Return the material exactly as supplied, apart from the pictures, which are omitted.

- - - -

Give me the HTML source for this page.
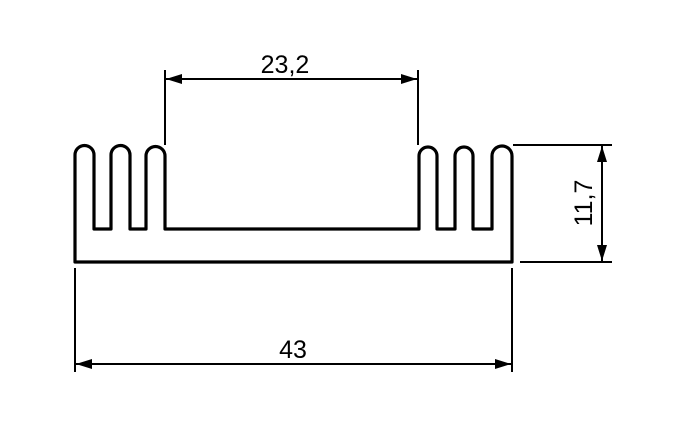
<!DOCTYPE html>
<html><head><style>html,body{margin:0;padding:0;background:#fff;}svg{display:block}</style></head>
<body>
<svg width="700" height="439" viewBox="0 0 700 439" xmlns="http://www.w3.org/2000/svg">
<defs>
<marker id="a" viewBox="0 0 16 10" refX="16" refY="5" markerWidth="16" markerHeight="10" markerUnits="userSpaceOnUse" orient="auto-start-reverse">
<path d="M0,0 L16,5 L0,10 z" fill="#000"/></marker>
</defs>
<path fill="none" stroke="#000" stroke-width="3.2" stroke-linejoin="round"
d="M75,262 L75,155 A9.5,9.5 0 0 1 94,155 L94,229 L111,229 L111,155 A9.5,9.5 0 0 1 130,155 L130,229 L146,229 L146,156 A9.5,9.5 0 0 1 165,156 L165,229
L419,229 L419,156 A9,9 0 0 1 437,156 L437,229 L455,229 L455,156 A9,9 0 0 1 473,156 L473,229 L492,229 L492,156 A10,10 0 0 1 512,156 L512,262 Z"/>
<g stroke="#000" stroke-width="2">
<line x1="165" y1="70" x2="165" y2="145"/>
<line x1="418" y1="70" x2="418" y2="145"/>
<line x1="166" y1="79" x2="417" y2="79" marker-start="url(#a)" marker-end="url(#a)"/>
<line x1="75" y1="268" x2="75" y2="372"/>
<line x1="512" y1="268" x2="512" y2="372"/>
<line x1="76" y1="364" x2="511" y2="364" marker-start="url(#a)" marker-end="url(#a)"/>
<line x1="513" y1="145" x2="612" y2="145"/>
<line x1="520" y1="262" x2="612" y2="262"/>
<line x1="602" y1="146" x2="602" y2="261" marker-start="url(#a)" marker-end="url(#a)"/>
</g>
<g font-family="Liberation Sans, sans-serif" font-size="25" fill="#000">
<text x="285" y="73" text-anchor="middle">23,2</text>
<text x="293" y="358" text-anchor="middle">43</text>
<text transform="translate(592,203) rotate(-90)" text-anchor="middle">11,7</text>
</g>
</svg>
</body></html>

- - - -

== ANSWER TO THE PROBLEM ==
Give me the HTML source for this page.
<!DOCTYPE html>
<html><head><style>html,body{margin:0;padding:0;background:#fff;}svg{display:block}</style></head>
<body>
<svg width="700" height="439" viewBox="0 0 700 439" xmlns="http://www.w3.org/2000/svg">
<defs>
<marker id="a" viewBox="0 0 16 10" refX="16" refY="5" markerWidth="16" markerHeight="10" markerUnits="userSpaceOnUse" orient="auto-start-reverse">
<path d="M0,0 L16,5 L0,10 z" fill="#000"/></marker>
</defs>
<path fill="none" stroke="#000" stroke-width="3.2" stroke-linejoin="round"
d="M75,262 L75,155 A9.5,9.5 0 0 1 94,155 L94,229 L111,229 L111,155 A9.5,9.5 0 0 1 130,155 L130,229 L146,229 L146,156 A9.5,9.5 0 0 1 165,156 L165,229
L419,229 L419,156 A9,9 0 0 1 437,156 L437,229 L455,229 L455,156 A9,9 0 0 1 473,156 L473,229 L492,229 L492,156 A10,10 0 0 1 512,156 L512,262 Z"/>
<g stroke="#000" stroke-width="2">
<line x1="165" y1="70" x2="165" y2="145"/>
<line x1="418" y1="70" x2="418" y2="145"/>
<line x1="166" y1="79" x2="417" y2="79" marker-start="url(#a)" marker-end="url(#a)"/>
<line x1="75" y1="268" x2="75" y2="372"/>
<line x1="512" y1="268" x2="512" y2="372"/>
<line x1="76" y1="364" x2="511" y2="364" marker-start="url(#a)" marker-end="url(#a)"/>
<line x1="513" y1="145" x2="612" y2="145"/>
<line x1="520" y1="262" x2="612" y2="262"/>
<line x1="602" y1="146" x2="602" y2="261" marker-start="url(#a)" marker-end="url(#a)"/>
</g>
<g font-family="Liberation Sans, sans-serif" font-size="25" fill="#000">
<text x="285" y="73" text-anchor="middle">23,2</text>
<text x="293" y="358" text-anchor="middle">43</text>
<text transform="translate(592,203) rotate(-90)" text-anchor="middle">11,7</text>
</g>
</svg>
</body></html>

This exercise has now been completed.